* DIRECTIONS FOR THIS TASK: Reproduce exactly only the lines from the line that holds "Reproduce this chart with matplotlib." to the line that holds "two_theta = np.arange(5, 51.001, 0.25)", inclusive, in the listing below, and please leave out every picture.

* DATA ENTRIES:
-------------------------

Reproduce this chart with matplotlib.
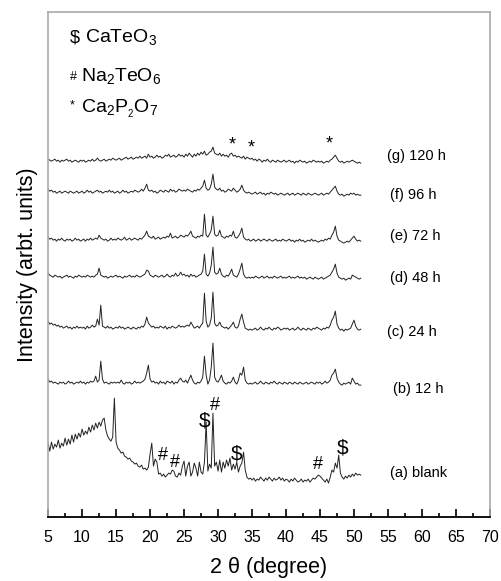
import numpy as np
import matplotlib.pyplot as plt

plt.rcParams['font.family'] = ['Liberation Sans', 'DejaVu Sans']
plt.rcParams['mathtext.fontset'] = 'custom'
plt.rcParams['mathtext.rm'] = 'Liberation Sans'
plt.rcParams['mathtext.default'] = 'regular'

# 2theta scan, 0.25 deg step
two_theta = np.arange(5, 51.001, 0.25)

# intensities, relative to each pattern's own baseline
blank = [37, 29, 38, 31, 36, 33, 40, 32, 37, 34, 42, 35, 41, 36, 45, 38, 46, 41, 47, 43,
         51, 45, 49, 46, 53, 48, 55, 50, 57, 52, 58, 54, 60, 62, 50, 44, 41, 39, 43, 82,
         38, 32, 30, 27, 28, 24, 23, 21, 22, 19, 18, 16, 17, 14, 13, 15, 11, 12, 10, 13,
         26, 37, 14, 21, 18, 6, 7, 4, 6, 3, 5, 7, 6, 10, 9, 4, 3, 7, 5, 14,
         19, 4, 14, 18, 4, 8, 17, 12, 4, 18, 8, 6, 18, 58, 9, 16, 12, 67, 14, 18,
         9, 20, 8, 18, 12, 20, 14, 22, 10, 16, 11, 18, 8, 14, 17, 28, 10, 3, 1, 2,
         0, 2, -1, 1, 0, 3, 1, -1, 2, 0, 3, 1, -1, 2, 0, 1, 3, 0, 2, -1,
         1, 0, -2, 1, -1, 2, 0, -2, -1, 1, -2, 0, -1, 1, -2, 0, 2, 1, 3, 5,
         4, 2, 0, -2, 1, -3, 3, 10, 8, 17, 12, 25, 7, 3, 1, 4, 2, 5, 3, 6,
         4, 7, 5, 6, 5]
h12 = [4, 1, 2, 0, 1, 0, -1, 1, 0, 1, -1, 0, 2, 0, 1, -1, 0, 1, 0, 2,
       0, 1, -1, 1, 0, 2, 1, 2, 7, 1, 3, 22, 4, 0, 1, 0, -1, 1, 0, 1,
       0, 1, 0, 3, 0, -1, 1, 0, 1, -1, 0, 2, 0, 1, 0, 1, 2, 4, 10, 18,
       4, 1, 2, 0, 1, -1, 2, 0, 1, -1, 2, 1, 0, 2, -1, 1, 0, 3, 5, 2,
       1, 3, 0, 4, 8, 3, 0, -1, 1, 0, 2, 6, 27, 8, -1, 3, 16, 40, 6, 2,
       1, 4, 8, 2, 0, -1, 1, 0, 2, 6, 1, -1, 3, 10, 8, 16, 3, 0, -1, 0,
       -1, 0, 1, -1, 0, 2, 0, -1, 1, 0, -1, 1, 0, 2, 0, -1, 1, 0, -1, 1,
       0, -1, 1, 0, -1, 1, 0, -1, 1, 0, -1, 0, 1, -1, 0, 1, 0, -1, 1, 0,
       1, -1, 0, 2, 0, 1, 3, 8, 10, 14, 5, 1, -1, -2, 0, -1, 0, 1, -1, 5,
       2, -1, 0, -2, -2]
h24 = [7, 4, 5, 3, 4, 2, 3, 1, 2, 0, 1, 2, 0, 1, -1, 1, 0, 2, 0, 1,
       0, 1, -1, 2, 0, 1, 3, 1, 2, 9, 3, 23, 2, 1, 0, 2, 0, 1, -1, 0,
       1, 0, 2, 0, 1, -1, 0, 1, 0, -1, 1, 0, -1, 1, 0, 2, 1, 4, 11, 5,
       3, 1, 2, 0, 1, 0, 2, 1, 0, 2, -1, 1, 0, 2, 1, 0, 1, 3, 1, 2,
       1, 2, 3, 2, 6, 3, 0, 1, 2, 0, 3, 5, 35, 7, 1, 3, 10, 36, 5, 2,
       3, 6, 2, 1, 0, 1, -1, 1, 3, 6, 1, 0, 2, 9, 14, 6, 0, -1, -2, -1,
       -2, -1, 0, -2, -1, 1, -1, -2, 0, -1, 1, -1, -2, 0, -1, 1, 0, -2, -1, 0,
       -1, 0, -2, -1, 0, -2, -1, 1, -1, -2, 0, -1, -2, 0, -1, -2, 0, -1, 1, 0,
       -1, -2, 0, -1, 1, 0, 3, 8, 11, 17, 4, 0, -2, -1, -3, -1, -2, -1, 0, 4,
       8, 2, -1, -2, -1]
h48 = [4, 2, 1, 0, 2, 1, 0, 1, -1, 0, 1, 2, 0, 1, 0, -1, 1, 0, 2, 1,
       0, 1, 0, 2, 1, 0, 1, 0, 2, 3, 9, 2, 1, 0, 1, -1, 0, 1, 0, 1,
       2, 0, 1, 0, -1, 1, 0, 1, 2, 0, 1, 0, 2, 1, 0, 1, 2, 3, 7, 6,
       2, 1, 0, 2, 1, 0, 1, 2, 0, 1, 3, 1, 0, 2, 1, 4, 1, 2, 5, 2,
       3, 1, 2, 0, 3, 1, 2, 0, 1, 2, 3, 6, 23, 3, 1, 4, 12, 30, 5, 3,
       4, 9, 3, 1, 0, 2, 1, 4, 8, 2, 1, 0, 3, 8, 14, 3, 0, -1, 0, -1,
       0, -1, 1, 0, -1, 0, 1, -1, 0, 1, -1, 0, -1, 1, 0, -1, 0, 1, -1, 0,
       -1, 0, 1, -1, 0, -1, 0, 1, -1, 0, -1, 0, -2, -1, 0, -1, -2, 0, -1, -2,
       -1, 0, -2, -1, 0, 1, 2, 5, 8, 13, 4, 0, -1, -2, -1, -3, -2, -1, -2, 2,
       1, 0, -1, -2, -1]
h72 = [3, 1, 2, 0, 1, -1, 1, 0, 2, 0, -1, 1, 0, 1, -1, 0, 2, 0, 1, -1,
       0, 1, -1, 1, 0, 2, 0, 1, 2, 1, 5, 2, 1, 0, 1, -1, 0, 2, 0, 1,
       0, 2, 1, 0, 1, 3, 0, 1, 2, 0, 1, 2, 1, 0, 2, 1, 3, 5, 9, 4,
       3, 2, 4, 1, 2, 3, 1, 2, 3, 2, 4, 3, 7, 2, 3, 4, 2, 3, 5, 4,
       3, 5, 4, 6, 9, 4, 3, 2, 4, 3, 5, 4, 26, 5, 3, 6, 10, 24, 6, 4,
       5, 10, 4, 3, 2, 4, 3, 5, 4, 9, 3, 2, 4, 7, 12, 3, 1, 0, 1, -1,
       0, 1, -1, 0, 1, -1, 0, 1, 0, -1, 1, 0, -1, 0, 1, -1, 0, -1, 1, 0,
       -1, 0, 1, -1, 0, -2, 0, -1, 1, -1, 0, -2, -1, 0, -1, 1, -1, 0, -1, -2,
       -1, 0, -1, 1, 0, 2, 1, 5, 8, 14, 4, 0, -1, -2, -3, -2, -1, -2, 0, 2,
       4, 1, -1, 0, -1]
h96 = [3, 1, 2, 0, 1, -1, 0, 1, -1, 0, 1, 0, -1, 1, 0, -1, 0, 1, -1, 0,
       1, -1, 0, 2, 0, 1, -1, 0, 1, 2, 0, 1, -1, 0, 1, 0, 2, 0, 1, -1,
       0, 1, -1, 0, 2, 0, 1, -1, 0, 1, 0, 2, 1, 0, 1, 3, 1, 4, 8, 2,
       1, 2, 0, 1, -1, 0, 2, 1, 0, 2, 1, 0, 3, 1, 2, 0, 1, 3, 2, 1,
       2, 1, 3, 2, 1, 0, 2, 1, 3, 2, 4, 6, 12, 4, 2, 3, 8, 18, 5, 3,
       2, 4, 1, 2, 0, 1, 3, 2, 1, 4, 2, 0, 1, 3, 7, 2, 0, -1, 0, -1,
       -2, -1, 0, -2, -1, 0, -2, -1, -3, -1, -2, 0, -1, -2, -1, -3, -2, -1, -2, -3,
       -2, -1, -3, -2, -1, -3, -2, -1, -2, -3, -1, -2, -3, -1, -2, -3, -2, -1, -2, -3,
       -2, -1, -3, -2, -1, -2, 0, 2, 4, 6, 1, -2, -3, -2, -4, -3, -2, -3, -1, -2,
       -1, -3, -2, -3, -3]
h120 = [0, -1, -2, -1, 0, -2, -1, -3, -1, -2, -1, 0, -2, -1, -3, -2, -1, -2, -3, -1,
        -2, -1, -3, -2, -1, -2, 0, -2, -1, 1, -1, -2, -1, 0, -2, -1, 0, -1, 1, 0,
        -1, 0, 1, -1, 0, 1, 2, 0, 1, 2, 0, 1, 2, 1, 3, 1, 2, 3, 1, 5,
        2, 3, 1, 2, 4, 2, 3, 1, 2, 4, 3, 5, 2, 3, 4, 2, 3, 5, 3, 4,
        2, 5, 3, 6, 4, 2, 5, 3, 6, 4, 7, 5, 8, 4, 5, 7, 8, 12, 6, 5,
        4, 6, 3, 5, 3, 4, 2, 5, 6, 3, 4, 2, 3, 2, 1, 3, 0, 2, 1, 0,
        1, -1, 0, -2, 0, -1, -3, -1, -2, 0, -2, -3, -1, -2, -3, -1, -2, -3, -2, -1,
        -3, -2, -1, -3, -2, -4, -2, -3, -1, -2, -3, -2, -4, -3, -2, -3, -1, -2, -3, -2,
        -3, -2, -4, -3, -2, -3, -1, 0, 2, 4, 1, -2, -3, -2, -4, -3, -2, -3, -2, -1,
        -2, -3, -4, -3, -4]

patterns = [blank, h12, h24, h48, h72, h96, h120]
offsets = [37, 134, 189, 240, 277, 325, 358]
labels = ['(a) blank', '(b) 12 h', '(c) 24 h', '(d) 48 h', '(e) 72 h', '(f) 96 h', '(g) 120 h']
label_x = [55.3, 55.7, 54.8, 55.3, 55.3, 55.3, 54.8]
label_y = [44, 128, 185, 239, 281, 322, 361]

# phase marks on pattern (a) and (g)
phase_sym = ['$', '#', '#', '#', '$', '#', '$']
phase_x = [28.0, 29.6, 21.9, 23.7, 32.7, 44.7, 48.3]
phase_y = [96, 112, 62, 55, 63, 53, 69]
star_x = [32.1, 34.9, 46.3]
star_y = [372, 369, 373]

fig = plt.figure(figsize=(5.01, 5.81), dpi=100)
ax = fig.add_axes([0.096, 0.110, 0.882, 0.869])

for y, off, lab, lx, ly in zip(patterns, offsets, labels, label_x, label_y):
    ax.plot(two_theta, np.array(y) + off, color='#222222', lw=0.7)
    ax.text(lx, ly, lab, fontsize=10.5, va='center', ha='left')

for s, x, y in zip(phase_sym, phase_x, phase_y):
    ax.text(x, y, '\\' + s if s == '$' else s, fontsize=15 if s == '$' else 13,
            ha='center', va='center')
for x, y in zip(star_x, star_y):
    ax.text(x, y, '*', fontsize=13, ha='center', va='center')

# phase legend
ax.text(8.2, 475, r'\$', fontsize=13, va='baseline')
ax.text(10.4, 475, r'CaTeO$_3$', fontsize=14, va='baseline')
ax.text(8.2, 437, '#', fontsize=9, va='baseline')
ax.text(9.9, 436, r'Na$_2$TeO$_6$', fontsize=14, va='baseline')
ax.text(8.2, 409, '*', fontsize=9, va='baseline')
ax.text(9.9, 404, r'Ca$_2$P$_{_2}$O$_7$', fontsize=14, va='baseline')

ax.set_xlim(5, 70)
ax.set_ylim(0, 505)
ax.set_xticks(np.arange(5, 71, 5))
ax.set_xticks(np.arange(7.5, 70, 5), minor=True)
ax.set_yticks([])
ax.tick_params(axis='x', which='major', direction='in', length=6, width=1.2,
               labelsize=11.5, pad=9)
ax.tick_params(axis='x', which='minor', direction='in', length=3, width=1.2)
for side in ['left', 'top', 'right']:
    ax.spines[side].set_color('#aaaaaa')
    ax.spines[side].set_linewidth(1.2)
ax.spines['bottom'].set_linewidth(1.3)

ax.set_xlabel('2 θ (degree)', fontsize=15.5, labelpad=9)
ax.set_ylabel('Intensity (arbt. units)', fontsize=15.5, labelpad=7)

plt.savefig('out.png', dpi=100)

-------------------------

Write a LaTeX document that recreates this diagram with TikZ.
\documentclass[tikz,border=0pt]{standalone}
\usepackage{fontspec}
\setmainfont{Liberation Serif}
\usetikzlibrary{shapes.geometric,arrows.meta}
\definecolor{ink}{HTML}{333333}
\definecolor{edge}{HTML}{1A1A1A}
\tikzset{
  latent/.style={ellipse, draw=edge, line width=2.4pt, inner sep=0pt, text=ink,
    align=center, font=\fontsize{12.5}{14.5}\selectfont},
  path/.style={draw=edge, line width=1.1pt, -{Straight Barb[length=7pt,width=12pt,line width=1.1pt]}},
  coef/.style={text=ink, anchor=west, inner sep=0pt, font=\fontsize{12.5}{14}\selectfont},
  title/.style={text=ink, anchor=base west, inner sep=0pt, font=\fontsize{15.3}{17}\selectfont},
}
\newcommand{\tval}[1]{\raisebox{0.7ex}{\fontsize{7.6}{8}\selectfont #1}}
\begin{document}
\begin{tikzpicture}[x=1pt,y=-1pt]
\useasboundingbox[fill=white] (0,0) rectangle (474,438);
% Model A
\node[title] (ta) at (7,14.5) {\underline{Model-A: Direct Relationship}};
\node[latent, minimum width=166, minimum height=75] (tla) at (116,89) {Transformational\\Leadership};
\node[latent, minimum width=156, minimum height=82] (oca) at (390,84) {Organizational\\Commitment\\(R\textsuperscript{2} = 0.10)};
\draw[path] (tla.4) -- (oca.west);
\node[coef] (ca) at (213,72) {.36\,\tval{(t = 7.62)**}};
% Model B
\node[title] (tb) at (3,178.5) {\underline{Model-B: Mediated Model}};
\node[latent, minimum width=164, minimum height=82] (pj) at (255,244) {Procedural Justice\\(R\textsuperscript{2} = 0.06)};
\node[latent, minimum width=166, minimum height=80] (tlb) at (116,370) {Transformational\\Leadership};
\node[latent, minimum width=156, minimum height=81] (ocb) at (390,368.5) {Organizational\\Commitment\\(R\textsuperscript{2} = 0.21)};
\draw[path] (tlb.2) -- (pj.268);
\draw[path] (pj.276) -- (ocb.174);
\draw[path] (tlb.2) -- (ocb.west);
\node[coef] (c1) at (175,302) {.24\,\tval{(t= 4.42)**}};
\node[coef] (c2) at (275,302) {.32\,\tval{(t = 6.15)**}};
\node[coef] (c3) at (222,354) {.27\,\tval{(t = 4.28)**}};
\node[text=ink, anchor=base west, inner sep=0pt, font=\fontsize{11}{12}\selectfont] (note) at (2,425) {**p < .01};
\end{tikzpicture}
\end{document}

-------------------------

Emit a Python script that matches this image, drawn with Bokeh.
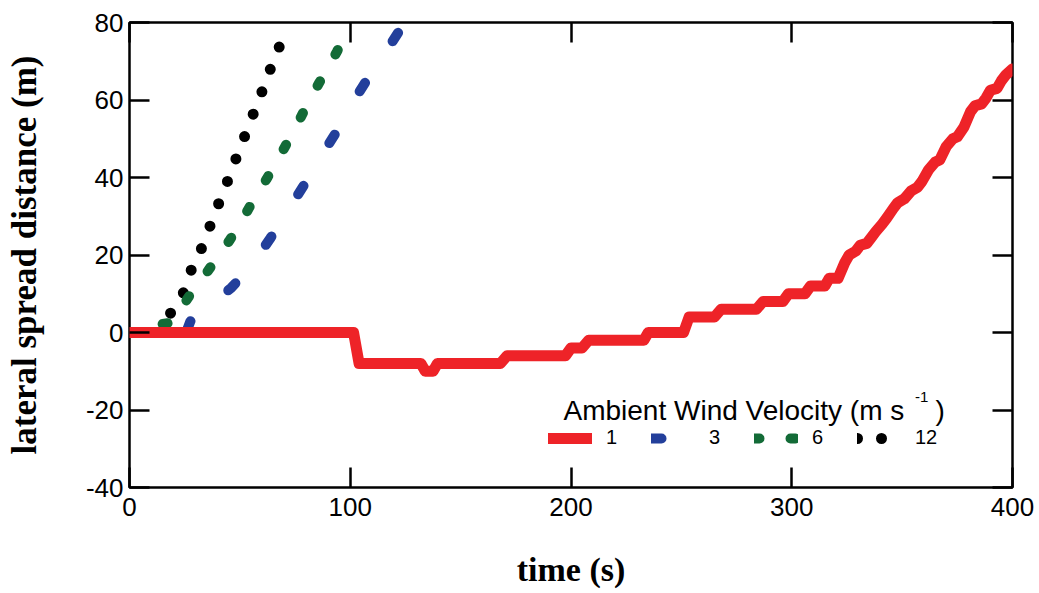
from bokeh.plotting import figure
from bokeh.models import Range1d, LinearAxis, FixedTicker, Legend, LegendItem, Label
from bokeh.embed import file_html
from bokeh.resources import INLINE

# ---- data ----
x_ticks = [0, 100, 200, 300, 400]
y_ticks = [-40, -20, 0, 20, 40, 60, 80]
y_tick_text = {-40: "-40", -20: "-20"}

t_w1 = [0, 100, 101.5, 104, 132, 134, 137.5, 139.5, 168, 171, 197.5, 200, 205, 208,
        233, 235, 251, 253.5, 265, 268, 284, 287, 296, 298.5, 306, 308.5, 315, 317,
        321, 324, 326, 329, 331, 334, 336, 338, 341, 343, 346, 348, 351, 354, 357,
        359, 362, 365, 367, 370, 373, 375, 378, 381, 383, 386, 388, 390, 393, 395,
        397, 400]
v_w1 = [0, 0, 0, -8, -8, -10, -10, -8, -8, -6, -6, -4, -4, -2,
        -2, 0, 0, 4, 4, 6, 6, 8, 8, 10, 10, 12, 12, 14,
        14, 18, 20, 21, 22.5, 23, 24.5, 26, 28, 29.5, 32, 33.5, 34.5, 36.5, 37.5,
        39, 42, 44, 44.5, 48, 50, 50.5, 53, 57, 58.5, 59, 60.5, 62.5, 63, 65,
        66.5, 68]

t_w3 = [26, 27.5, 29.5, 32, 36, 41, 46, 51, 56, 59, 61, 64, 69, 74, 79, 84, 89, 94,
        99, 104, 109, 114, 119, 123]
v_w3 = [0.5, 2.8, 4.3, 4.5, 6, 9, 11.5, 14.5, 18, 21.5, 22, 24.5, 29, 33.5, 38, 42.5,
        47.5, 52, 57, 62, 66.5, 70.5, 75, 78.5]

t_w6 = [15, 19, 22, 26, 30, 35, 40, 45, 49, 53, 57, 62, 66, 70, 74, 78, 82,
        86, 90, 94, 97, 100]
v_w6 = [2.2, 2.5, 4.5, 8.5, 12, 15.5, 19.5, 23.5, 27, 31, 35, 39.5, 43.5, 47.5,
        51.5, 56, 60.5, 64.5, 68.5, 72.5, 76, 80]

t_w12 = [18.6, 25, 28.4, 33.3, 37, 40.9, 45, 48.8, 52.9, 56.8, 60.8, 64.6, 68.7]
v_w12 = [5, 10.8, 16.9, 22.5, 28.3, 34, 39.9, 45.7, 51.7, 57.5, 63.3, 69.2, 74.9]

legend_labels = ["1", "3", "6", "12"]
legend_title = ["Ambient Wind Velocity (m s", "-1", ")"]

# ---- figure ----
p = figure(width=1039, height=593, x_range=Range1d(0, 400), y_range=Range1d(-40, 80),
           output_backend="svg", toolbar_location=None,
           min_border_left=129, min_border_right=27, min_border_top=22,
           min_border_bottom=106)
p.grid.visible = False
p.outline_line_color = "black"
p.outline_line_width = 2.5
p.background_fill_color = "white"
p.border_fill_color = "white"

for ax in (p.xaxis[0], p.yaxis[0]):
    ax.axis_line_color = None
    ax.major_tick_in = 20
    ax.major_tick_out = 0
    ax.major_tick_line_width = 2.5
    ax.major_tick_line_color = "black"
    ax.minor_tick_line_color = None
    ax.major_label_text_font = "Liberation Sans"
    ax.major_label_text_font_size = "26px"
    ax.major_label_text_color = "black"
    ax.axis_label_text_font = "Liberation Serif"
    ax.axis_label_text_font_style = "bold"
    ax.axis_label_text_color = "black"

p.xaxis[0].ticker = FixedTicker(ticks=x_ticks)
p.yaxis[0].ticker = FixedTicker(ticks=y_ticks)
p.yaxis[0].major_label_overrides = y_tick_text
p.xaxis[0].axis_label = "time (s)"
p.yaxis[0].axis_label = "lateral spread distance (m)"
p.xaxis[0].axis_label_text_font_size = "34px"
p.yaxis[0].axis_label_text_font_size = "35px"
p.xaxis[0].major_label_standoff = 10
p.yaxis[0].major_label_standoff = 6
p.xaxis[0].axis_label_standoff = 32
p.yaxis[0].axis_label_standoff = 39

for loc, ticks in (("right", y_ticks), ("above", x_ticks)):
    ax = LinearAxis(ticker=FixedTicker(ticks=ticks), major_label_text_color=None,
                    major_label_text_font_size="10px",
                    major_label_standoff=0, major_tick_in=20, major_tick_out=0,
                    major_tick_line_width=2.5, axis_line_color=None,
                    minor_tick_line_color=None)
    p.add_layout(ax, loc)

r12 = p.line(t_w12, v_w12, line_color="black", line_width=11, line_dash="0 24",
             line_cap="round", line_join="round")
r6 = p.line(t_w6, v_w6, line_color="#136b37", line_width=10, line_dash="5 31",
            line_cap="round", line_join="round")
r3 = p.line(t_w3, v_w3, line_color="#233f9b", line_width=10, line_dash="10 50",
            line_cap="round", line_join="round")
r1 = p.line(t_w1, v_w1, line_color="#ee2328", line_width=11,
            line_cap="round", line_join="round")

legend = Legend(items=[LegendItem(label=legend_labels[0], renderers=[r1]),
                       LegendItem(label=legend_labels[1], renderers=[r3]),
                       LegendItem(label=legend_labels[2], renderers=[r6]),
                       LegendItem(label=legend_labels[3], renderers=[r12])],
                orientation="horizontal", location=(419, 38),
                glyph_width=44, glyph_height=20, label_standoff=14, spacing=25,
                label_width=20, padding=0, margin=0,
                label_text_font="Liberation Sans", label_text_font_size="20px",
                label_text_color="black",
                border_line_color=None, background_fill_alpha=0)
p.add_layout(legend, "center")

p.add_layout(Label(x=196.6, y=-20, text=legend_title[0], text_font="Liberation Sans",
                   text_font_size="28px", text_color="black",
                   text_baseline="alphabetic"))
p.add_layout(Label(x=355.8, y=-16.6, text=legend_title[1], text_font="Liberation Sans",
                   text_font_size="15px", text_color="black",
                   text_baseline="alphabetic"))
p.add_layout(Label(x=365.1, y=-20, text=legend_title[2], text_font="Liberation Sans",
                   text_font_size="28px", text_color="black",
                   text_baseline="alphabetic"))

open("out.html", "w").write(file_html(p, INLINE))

-------------------------

* COMPLETED EXERCISE:
Reproduce this chart with matplotlib.
import numpy as np
import matplotlib.pyplot as plt

plt.rcParams['font.family'] = ['Liberation Sans', 'DejaVu Sans']
plt.rcParams['mathtext.fontset'] = 'custom'
plt.rcParams['mathtext.rm'] = 'Liberation Sans'
plt.rcParams['mathtext.default'] = 'regular'

# 2theta scan, 0.25 deg step
two_theta = np.arange(5, 51.001, 0.25)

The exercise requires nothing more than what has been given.